Kipling also recalled:
When, at the end of my tale, I desired that some of my characters should pass from San Francisco to New York in record time, and wrote to a railway magnate of my acquaintance asking what he himself would do, that most excellent man sent a fully worked-out time-table, with watering halts, changes of engine, mileage, track conditions and climates, so that a corpse could not have gone wrong in the schedule.
The resulting account, in Chapter 9, of the Cheynes' journey from San Diego to Boston, is a classic of railway literature. The couple travel in the Cheynes' private rail car, the "Constance", and are taken from San Diego to Chicago as a special train, hauled by sixteen locomotives in succession. It takes precedence over 177 other trains. "Two and one-half minutes would be allowed for changing engines; three for watering and two for coaling". The "Constance" is attached to the scheduled express "New York Limited" to Buffalo, New York and then transferred to the New York Central for the trip across the state to Albany.
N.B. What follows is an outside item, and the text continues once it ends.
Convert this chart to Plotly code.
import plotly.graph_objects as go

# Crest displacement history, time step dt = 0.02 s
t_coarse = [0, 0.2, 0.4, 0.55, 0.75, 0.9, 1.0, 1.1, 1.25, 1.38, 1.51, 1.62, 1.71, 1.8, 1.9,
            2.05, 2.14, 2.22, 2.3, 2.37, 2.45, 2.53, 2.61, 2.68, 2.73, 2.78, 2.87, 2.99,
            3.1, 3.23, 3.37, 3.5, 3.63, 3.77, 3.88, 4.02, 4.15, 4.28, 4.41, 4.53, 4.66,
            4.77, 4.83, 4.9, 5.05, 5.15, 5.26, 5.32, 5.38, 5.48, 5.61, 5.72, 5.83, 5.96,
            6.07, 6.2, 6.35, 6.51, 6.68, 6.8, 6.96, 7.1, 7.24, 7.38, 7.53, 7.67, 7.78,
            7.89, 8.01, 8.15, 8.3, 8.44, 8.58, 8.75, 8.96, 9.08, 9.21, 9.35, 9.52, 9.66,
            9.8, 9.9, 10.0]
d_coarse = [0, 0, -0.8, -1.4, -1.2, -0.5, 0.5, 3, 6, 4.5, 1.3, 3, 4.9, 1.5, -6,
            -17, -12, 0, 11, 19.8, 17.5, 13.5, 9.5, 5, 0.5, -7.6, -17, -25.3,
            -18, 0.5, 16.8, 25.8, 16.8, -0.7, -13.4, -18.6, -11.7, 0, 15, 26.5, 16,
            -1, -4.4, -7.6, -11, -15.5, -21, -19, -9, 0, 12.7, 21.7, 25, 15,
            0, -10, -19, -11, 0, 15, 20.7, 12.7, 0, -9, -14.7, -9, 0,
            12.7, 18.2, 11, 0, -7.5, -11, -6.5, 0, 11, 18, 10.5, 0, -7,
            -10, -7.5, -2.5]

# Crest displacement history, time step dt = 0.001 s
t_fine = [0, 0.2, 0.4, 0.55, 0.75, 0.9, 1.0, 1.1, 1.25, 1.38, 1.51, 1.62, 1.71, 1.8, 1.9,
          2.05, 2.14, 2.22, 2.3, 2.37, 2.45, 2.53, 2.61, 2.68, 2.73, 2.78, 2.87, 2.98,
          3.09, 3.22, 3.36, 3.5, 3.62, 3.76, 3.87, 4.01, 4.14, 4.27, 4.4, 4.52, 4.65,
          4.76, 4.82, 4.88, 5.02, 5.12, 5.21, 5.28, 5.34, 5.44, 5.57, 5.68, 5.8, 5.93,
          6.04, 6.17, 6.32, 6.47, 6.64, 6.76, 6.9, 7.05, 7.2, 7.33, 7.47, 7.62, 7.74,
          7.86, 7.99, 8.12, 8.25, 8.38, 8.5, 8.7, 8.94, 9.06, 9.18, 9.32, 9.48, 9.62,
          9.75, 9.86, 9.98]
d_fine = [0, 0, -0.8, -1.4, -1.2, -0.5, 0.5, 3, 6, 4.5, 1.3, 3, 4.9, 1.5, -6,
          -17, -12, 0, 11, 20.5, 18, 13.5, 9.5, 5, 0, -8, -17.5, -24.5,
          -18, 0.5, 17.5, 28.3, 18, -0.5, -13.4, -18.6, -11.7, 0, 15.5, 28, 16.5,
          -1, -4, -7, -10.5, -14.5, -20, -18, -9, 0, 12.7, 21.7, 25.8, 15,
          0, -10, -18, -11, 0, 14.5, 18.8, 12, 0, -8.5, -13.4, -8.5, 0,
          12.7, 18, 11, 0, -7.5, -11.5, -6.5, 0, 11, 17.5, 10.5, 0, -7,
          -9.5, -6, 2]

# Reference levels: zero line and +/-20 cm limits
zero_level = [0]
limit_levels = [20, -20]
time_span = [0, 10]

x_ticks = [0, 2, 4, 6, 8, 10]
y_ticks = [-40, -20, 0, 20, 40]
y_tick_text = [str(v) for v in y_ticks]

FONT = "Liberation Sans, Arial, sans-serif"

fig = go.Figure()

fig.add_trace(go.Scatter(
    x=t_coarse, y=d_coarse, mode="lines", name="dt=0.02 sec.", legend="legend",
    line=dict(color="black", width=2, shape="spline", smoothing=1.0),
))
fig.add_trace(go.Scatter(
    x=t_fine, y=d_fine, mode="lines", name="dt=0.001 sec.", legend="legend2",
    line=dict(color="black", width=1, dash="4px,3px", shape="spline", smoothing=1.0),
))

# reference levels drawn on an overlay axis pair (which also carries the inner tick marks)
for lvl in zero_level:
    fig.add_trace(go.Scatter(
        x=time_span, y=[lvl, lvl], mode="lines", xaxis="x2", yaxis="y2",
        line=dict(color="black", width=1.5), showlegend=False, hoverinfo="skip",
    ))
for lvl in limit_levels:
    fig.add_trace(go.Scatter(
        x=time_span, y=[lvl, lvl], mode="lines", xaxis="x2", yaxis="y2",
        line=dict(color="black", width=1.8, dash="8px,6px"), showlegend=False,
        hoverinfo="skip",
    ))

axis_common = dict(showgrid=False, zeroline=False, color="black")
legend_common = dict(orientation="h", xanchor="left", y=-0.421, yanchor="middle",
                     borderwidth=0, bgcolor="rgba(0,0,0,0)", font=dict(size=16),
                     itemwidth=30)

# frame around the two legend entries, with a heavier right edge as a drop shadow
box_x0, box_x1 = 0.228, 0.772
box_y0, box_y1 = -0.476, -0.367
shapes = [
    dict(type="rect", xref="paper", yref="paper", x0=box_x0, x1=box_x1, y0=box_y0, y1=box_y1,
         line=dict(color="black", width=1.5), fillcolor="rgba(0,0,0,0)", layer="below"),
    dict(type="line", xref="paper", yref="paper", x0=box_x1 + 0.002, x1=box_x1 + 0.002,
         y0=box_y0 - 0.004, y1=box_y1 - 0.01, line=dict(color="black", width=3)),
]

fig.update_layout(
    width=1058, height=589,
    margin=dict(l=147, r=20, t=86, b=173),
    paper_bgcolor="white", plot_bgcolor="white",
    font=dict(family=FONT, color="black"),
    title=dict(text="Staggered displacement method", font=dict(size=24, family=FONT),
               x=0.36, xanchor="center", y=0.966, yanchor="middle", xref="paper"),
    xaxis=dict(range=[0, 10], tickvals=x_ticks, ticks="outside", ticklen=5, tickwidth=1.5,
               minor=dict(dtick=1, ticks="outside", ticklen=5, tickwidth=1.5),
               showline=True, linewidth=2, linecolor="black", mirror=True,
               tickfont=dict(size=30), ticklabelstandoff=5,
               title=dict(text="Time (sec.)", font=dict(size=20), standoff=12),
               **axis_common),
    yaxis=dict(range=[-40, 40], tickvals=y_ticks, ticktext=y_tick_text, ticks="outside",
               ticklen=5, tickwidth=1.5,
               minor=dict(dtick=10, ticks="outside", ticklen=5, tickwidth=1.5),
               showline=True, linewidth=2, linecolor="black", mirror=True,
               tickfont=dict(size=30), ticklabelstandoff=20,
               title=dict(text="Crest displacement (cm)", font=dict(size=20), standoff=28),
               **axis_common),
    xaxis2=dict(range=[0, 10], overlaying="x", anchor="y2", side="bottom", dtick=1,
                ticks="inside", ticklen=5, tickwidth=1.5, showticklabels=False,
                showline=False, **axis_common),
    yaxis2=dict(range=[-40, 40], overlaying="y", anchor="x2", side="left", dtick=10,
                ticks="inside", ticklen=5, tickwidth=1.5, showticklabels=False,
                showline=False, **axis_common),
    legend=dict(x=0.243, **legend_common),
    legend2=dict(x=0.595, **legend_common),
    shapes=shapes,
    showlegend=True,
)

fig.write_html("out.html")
Switched to the Boston and Albany Railroad, the Cheynes complete the trip to Boston in their private car, with the entire cross-country run taking 87 hours 35 minutes.
Kipling also recalled:
My characters arrived triumphantly; and, then, a real live railway magnate was so moved after reading the book that he called out his engines and called out his men, hitched up his own private car, and set himself to beat my time on paper over the identical route, and succeeded.